The Welsh sheepdog breed threatened with extinction a decade ago has recovered so much ground that animals are now being exported around the world.
Puppies are in demand for farms overseas
Two ten-week-old puppies from mid Wales have been exported to Kansas to work on a cattle ranch.
This is the latest success of the breed that had seen numbers dwindle to a dangerously low level.
This prompted the formation of the Welsh Sheepdog Association in 1997, which has seen the number of dogs good enough for breeding increase from 80 to about 800.
Sian and Spot, the two Welsh sheepdogs who flew out to Kansas, will be used to herd several thousand cattle, as well as breed more dogs in America.
The puppies were bred by Aled Lewis of Tregaron and Elen and Tom Lewis of Llanfihangel y Creuddyn, eight miles from Aberystwyth.
"The aim of the society is to breed working dogs and I am delighted that we are now exporting them to America," said Mrs Lewis.
There are nearly 1,000 registered Welsh sheepdogs
"The Welsh sheepdog has a distinctive red colour and is recognised as a hard working animal with plenty of stamina.
"The difference between the Welsh sheepdog and the border collie is that the sheepdog doesn't get as tired and can work for a longer time," she added.

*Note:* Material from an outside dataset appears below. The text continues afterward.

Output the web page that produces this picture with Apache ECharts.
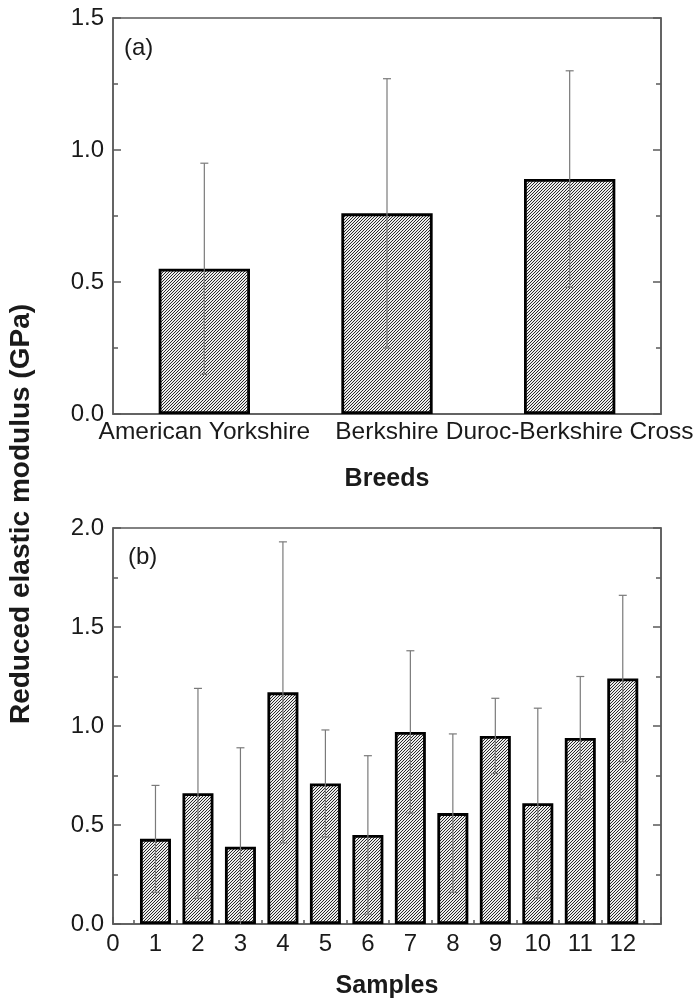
<!DOCTYPE html>
<html>
<head>
<meta charset="utf-8">
<script src="https://cdn.jsdelivr.net/npm/echarts@6/dist/echarts.min.js"></script>
<style>
  html, body { margin: 0; padding: 0; background: #fff; }
  #chart { width: 697px; height: 1002px; }
</style>
</head>
<body>
<div id="chart"></div>
<script>
// Panel (a): reduced elastic modulus by breed
const breeds = ['American Yorkshire', 'Berkshire', 'Duroc-Berkshire Cross'];
const breedMeans = [0.55, 0.76, 0.89];
const breedErrors = [0.40, 0.51, 0.41];

// Panel (b): reduced elastic modulus by sample
const samples = [1, 2, 3, 4, 5, 6, 7, 8, 9, 10, 11, 12];
const sampleMeans = [0.43, 0.66, 0.39, 1.17, 0.71, 0.45, 0.97, 0.56, 0.95, 0.61, 0.94, 1.24];
const sampleErrors = [0.27, 0.53, 0.50, 0.76, 0.27, 0.40, 0.41, 0.40, 0.19, 0.48, 0.31, 0.42];

// Axis tick values
const breedTicks = [0, 0.5, 1.0, 1.5];
const sampleTicks = [0, 0.5, 1.0, 1.5, 2.0];

const FONT = "'Liberation Sans', Arial, sans-serif";
const AXIS_COLOR = '#5a5a5a';
const TEXT_COLOR = '#1a1a1a';

// Dense diagonal hatch fill for the bars
function makeHatch() {
  const s = 3;
  const c = document.createElement('canvas');
  c.width = s; c.height = s;
  const ctx = c.getContext('2d');
  ctx.fillStyle = '#ececec';
  ctx.fillRect(0, 0, s, s);
  ctx.strokeStyle = '#2a2a2a';
  ctx.lineWidth = 1;
  ctx.beginPath();
  for (let k = -1; k <= 1; k++) {
    ctx.moveTo(-1 + k * s, s + 1);
    ctx.lineTo(s + 1 + k * s, -1);
  }
  ctx.stroke();
  return c;
}
const hatch = makeHatch();

const barStyle = {
  color: { image: hatch, repeat: 'repeat' },
  borderColor: '#000',
  borderWidth: 2.8
};

function errorBars(params, api) {
  const x = api.value(0), m = api.value(1), e = api.value(2);
  const top = api.coord([x, m + e]);
  const lowVal = Math.max(0, m - e);
  const bot = api.coord([x, lowVal]);
  const cap = 4;
  const style = { stroke: '#7a7a7a', lineWidth: 1.2 };
  const children = [
    { type: 'line', shape: { x1: top[0], y1: top[1], x2: bot[0], y2: bot[1] }, style },
    { type: 'line', shape: { x1: top[0] - cap, y1: top[1], x2: top[0] + cap, y2: top[1] }, style }
  ];
  if (lowVal > 0) {
    children.push({ type: 'line', shape: { x1: bot[0] - cap, y1: bot[1], x2: bot[0] + cap, y2: bot[1] }, style });
  }
  return { type: 'group', children };
}

function valueAxis(gridIndex, ticks, position, showLabel) {
  return {
    type: 'value', gridIndex, position,
    min: ticks[0], max: ticks[ticks.length - 1], interval: ticks[1] - ticks[0],
    axisLine: { show: true, onZero: false, lineStyle: { color: AXIS_COLOR, width: 1.5 } },
    axisTick: { show: true, inside: true, length: 8, lineStyle: { color: AXIS_COLOR, width: 1.5 } },
    minorTick: { show: true, splitNumber: 2, length: 5, lineStyle: { color: AXIS_COLOR, width: 1.5 } },
    splitLine: { show: false },
    axisLabel: {
      show: showLabel, fontFamily: FONT, fontSize: 24, color: TEXT_COLOR, margin: 9,
      formatter: v => v.toFixed(1)
    }
  };
}

const chart = echarts.init(document.getElementById('chart'), null, { renderer: 'canvas' });

chart.setOption({
  backgroundColor: '#fff',
  animation: false,
  grid: [
    { left: 113, top: 18, width: 548, height: 396, show: true, borderColor: AXIS_COLOR, borderWidth: 1.5 },
    { left: 113, top: 528, width: 548, height: 396, show: true, borderColor: AXIS_COLOR, borderWidth: 1.5 }
  ],
  xAxis: [
    {
      type: 'category', gridIndex: 0, data: breeds,
      axisLine: { lineStyle: { color: AXIS_COLOR, width: 1.5 } },
      axisTick: { inside: true, length: 5, lineStyle: { color: AXIS_COLOR, width: 1.5 } },
      axisLabel: { interval: 0, fontFamily: FONT, fontSize: 24.5, color: TEXT_COLOR, margin: 6 },
      name: 'Breeds', nameLocation: 'middle', nameGap: 53,
      nameTextStyle: { fontFamily: FONT, fontSize: 25, fontWeight: 'bold', color: TEXT_COLOR }
    },
    {
      type: 'value', gridIndex: 1, min: 0, max: 12.9, interval: 1,
      axisLine: { onZero: false, lineStyle: { color: AXIS_COLOR, width: 1.5 } },
      axisTick: { inside: true, length: 7, lineStyle: { color: AXIS_COLOR, width: 1.5 } },
      minorTick: { show: true, splitNumber: 2, length: 4, lineStyle: { color: AXIS_COLOR, width: 1.5 } },
      splitLine: { show: false },
      axisLabel: { showMaxLabel: false, fontFamily: FONT, fontSize: 24, color: TEXT_COLOR, margin: 8 },
      name: 'Samples', nameLocation: 'middle', nameGap: 50,
      nameTextStyle: { fontFamily: FONT, fontSize: 25, fontWeight: 'bold', color: TEXT_COLOR }
    }
  ],
  yAxis: [
    valueAxis(0, breedTicks, 'left', true),
    valueAxis(0, breedTicks, 'right', false),
    valueAxis(1, sampleTicks, 'left', true),
    valueAxis(1, sampleTicks, 'right', false)
  ],
  graphic: [
    {
      type: 'text', x: 21, y: 514, rotation: Math.PI / 2,
      style: {
        text: 'Reduced elastic modulus (GPa)', font: 'bold 28px ' + FONT,
        fill: TEXT_COLOR, textAlign: 'center', textVerticalAlign: 'middle'
      }
    },
    { type: 'text', x: 124, y: 36, style: { text: '(a)', font: '24px ' + FONT, fill: TEXT_COLOR } },
    { type: 'text', x: 128, y: 545, style: { text: '(b)', font: '24px ' + FONT, fill: TEXT_COLOR } }
  ],
  series: [
    {
      type: 'bar', xAxisIndex: 0, yAxisIndex: 0, barWidth: '50%',
      data: breedMeans, itemStyle: barStyle, z: 2
    },
    {
      type: 'custom', xAxisIndex: 0, yAxisIndex: 0, z: 3,
      renderItem: errorBars, encode: { x: 0, y: 1 },
      data: breedMeans.map((m, i) => [i, m, breedErrors[i]])
    },
    {
      type: 'bar', xAxisIndex: 1, yAxisIndex: 2, barWidth: 31,
      data: samples.map((s, i) => [s, sampleMeans[i]]), itemStyle: barStyle, z: 2
    },
    {
      type: 'custom', xAxisIndex: 1, yAxisIndex: 2, z: 3,
      renderItem: errorBars, encode: { x: 0, y: 1 },
      data: samples.map((s, i) => [s, sampleMeans[i], sampleErrors[i]])
    }
  ]
});
</script>
</body>
</html>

The breed is now spread throughout Wales, England, and Scotland and animals have been exported to Sweden and Germany as well as America.
"The breed has grown tremendously in the seven years of the society's existence," said Huw Thomas, chairman of the Welsh Sheepdog Society.
"The registration of the thousandth puppy will be a huge milestone in our quest to rescue the breed from extinction."